Outro conselho do biólogo é que se consuma, de preferência, o fungo cozido.

Além de compor pratos saborosos, também é possível criar outros tipos de alimentos como biscoitos, sal e até azeite. Estes fungos comestíveis apresentam uma boa quantidade de proteínas, vitaminas, principalmente B2, B3 e B5 e C, antioxidantes e fibras.

Em Cambará do Sul, além dos cogumelos, outro atrativo é o pinhão —mais especificamente a tradicional paçoca de pinhão. Com milhares de hectares de mata araucária, o local torna fácil encontrar a semente espalhada pela mata, principalmente no outono, época da colheita .

‘’Muito saboreado nas festas juninas, o pinhão pode ser feito de várias maneiras, seja ele cozido, assado na brasa, ou adicionado a diversas receitas culinárias’’, comenta o chef Rodrigo Bellora.

Pinhão no festival de orgânicos Da Terra ao Prato, no Parque Villa Lobos - 01.jun.2017-Alberto Rocha/Folhapress

Outro costume da região Serrana do Rio Grande do Sul é comer a ‘’sapecada de pinhão’’, uma herança dos tropeiros —homens que conduziam a tropa, levando o gado de um lugar para o outro.
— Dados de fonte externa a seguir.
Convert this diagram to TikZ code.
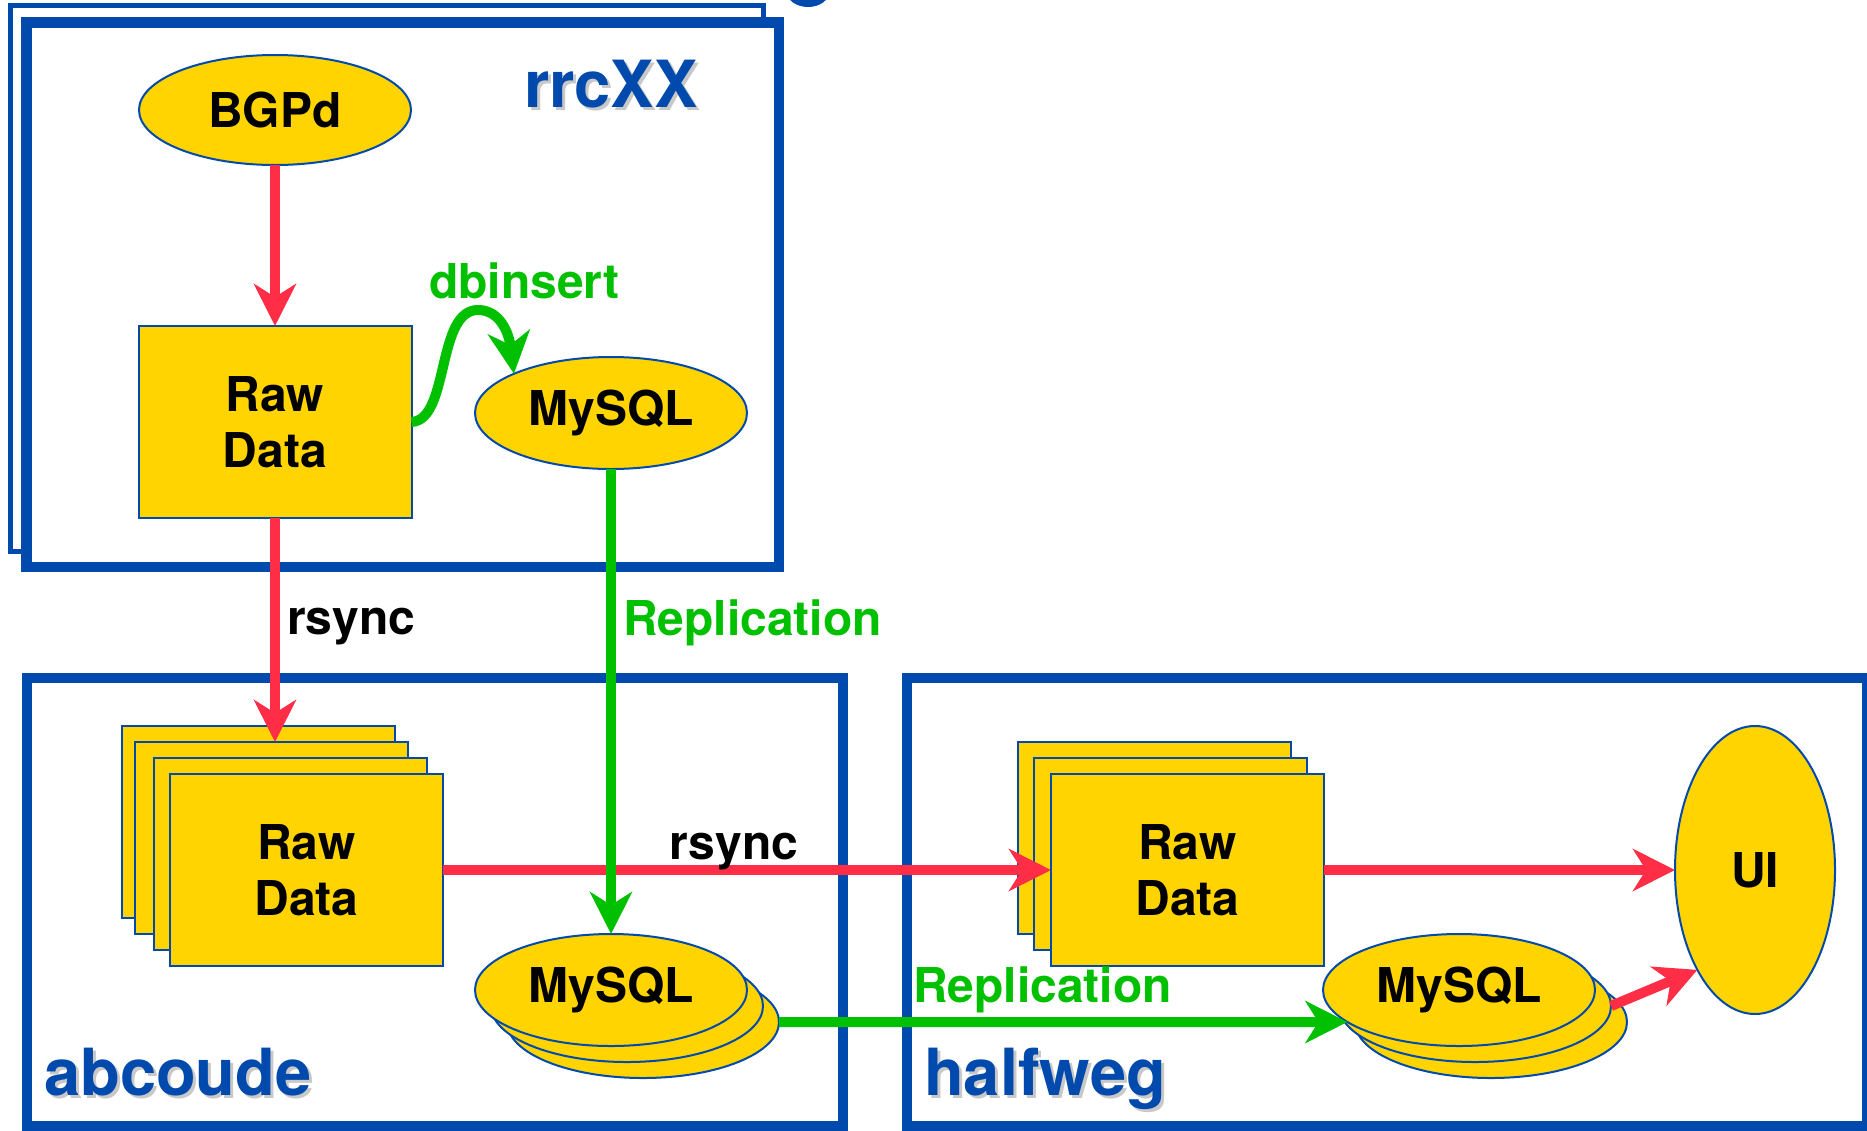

Em outras palavras, é o pinhão preparado no mato, nas grimpas do pinheiro.

Homem de barba vestido com dolmã segura pote com paçoca e mostra para a câmera
Chef Rodrigo Bellora exibe a paçoca de pinhão - Marcos Moreira

‘’Basta juntar os resíduos de galhos secos da araucária, colocar os pinhões coletados na floresta e, então, acender uma fogueira. Esse hábito de comer pinhão foi herdado de algumas tribos indígenas daqui da região, como por exemplo, os caingangues, e também serve de alimento para muitos animais’’, explica Bellora.

Para que o pinhão cozinhe totalmente, deve-se acender o fogo na parte de cima dos galhos [de cima para baixo]. Depois, é só remover a casca com a ajuda de um martelo ou até mesmo com uma pedra e ter cuidado para não se queimar.